A verbatim copy is needed of the lines from the one containing "Recreate this image as a LaTeX" down to the one containing "(0,0) rectangle (786,461);", inclusive. Print it with no pictures.

**PROVIDED RECORDS**
○ ○ ○ ○ ○

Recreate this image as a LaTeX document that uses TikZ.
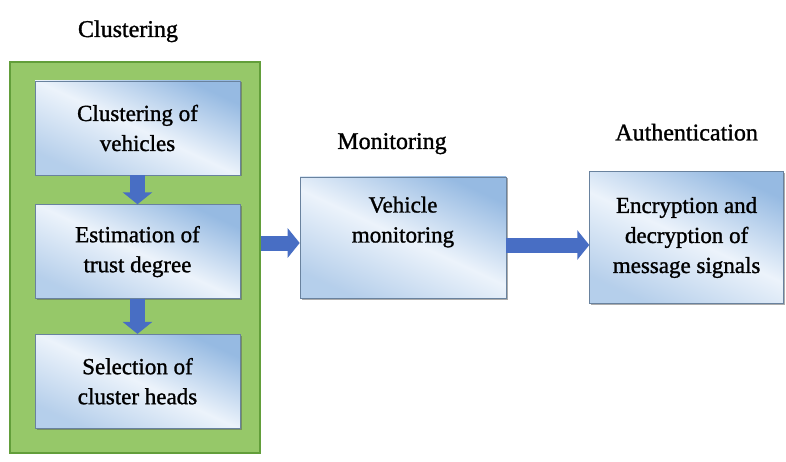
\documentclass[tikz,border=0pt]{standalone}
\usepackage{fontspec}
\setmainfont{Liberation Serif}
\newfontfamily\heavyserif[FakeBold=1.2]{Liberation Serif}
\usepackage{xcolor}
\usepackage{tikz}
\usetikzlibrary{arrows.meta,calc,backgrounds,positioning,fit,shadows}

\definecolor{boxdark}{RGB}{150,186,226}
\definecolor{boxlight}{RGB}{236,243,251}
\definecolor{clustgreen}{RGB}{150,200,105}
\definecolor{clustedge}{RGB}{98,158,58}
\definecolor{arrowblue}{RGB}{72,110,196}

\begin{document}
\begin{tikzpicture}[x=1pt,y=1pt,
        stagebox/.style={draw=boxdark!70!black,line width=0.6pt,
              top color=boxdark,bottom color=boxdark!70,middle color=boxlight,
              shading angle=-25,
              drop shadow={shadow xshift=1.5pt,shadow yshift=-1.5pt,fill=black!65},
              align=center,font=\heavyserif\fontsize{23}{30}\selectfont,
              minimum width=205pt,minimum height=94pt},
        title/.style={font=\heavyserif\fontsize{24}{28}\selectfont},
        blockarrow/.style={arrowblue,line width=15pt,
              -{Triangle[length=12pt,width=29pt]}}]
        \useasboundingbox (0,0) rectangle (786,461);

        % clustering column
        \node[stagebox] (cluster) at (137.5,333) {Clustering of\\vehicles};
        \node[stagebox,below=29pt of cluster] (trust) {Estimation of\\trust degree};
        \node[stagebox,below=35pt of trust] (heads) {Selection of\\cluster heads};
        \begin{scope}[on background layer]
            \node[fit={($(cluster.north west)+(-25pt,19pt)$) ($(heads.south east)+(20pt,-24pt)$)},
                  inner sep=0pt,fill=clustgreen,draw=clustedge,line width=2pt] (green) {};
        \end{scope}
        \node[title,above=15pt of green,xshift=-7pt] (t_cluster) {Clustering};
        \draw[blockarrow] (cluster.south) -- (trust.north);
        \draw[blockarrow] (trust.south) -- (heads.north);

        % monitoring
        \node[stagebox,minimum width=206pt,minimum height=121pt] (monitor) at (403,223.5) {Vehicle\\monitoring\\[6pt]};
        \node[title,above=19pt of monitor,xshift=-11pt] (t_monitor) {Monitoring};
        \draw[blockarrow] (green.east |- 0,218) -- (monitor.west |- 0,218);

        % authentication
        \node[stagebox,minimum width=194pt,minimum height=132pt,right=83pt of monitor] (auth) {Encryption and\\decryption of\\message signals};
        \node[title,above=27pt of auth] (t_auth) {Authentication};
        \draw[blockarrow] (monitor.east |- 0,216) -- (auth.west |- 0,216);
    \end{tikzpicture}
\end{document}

○ ○ ○ ○ ○

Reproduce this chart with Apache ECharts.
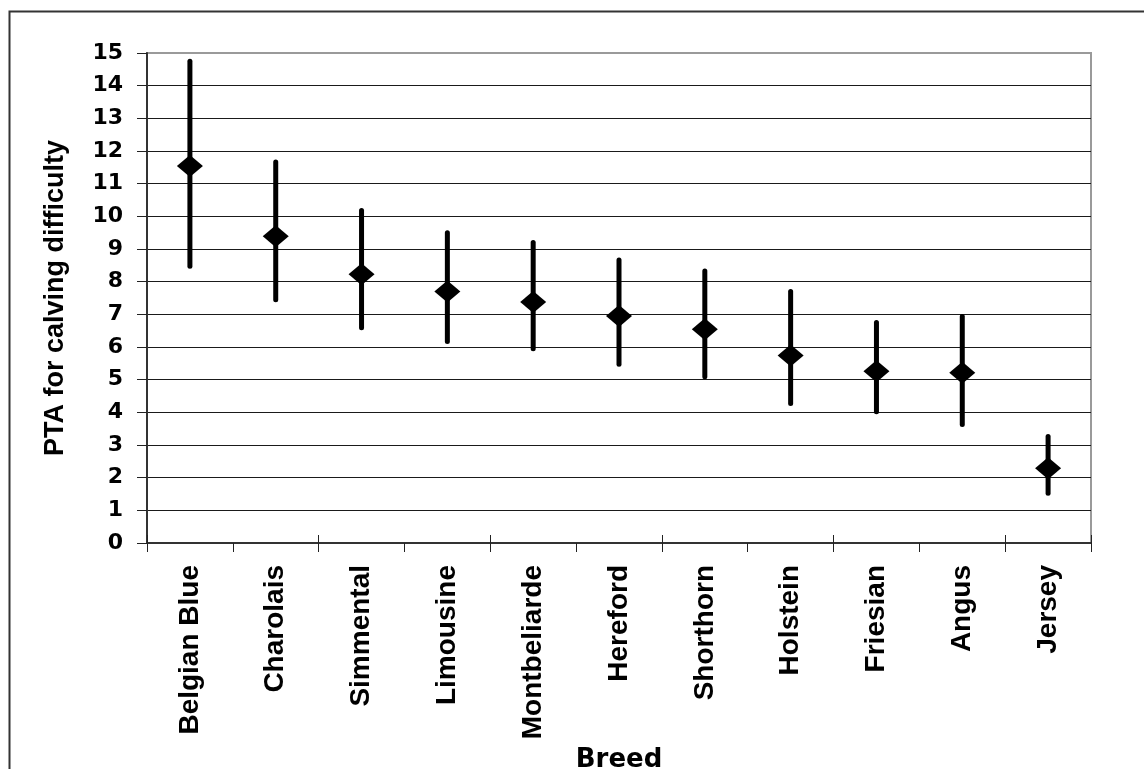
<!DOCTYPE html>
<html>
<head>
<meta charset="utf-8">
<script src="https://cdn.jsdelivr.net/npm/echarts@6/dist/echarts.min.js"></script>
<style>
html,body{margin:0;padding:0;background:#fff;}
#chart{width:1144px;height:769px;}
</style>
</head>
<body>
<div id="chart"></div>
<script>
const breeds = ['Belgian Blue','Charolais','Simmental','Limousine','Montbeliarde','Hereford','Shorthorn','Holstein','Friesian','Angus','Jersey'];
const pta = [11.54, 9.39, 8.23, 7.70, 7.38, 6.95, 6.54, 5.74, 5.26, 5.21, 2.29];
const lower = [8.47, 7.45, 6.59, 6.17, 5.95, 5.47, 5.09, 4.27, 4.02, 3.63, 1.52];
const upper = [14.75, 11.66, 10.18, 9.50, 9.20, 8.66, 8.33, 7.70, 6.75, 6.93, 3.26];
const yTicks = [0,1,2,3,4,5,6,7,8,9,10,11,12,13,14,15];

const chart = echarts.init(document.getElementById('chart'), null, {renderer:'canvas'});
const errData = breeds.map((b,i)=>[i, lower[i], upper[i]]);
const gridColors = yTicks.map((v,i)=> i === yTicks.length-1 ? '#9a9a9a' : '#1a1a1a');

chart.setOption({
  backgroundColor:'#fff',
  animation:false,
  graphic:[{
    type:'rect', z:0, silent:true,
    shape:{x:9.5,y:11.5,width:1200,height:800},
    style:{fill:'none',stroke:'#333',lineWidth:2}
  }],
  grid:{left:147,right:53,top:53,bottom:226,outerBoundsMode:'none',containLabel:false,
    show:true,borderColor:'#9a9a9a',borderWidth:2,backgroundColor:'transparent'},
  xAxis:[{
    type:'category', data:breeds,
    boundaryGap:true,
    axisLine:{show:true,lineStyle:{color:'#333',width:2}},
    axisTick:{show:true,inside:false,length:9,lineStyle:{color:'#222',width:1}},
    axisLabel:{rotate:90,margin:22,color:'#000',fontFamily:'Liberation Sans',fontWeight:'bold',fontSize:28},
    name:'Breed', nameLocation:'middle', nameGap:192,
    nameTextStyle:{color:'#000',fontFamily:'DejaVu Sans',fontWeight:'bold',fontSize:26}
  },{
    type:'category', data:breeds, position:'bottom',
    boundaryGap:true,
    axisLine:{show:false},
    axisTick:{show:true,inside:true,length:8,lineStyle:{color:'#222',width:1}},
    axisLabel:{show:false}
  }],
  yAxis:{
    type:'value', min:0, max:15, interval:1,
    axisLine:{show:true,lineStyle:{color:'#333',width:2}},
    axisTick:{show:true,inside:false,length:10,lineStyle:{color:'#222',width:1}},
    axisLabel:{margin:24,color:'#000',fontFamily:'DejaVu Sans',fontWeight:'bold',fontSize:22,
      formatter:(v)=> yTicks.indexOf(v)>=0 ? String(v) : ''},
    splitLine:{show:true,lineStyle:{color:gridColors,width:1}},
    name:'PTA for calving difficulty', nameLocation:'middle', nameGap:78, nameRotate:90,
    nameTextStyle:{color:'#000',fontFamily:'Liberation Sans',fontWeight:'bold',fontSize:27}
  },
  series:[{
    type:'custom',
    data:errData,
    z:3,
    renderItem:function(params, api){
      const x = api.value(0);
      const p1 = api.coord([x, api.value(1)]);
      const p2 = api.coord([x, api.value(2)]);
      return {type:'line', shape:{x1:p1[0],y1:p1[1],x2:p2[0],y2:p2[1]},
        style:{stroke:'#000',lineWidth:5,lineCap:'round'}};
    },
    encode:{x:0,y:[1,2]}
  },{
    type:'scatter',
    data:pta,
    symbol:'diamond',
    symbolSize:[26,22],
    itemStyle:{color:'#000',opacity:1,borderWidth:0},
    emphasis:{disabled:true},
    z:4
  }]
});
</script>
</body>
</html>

○ ○ ○ ○ ○

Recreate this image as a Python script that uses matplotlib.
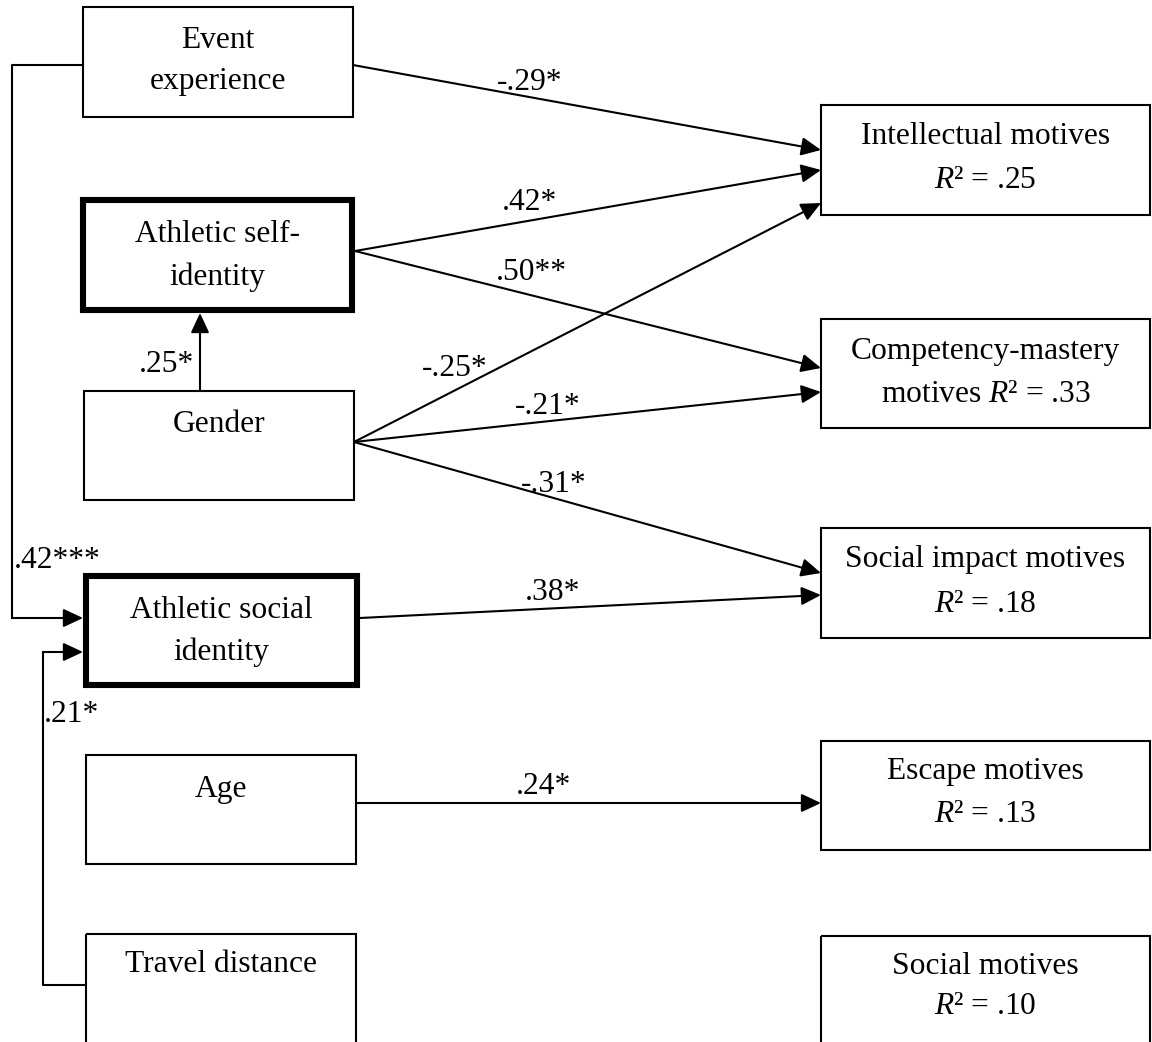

○ ○ ○ ○ ○

**EXERCISE SOLUTION**
Recreate this image as a LaTeX document that uses TikZ.
\documentclass[tikz,border=0pt]{standalone}
\usepackage{fontspec}
\setmainfont{Liberation Serif}
\newfontfamily\heavyserif[FakeBold=1.2]{Liberation Serif}
\usepackage{xcolor}
\usepackage{tikz}
\usetikzlibrary{arrows.meta,calc,backgrounds,positioning,fit,shadows}

\definecolor{boxdark}{RGB}{150,186,226}
\definecolor{boxlight}{RGB}{236,243,251}
\definecolor{clustgreen}{RGB}{150,200,105}
\definecolor{clustedge}{RGB}{98,158,58}
\definecolor{arrowblue}{RGB}{72,110,196}

\begin{document}
\begin{tikzpicture}[x=1pt,y=1pt,
        stagebox/.style={draw=boxdark!70!black,line width=0.6pt,
              top color=boxdark,bottom color=boxdark!70,middle color=boxlight,
              shading angle=-25,
              drop shadow={shadow xshift=1.5pt,shadow yshift=-1.5pt,fill=black!65},
              align=center,font=\heavyserif\fontsize{23}{30}\selectfont,
              minimum width=205pt,minimum height=94pt},
        title/.style={font=\heavyserif\fontsize{24}{28}\selectfont},
        blockarrow/.style={arrowblue,line width=15pt,
              -{Triangle[length=12pt,width=29pt]}}]
        \useasboundingbox (0,0) rectangle (786,461);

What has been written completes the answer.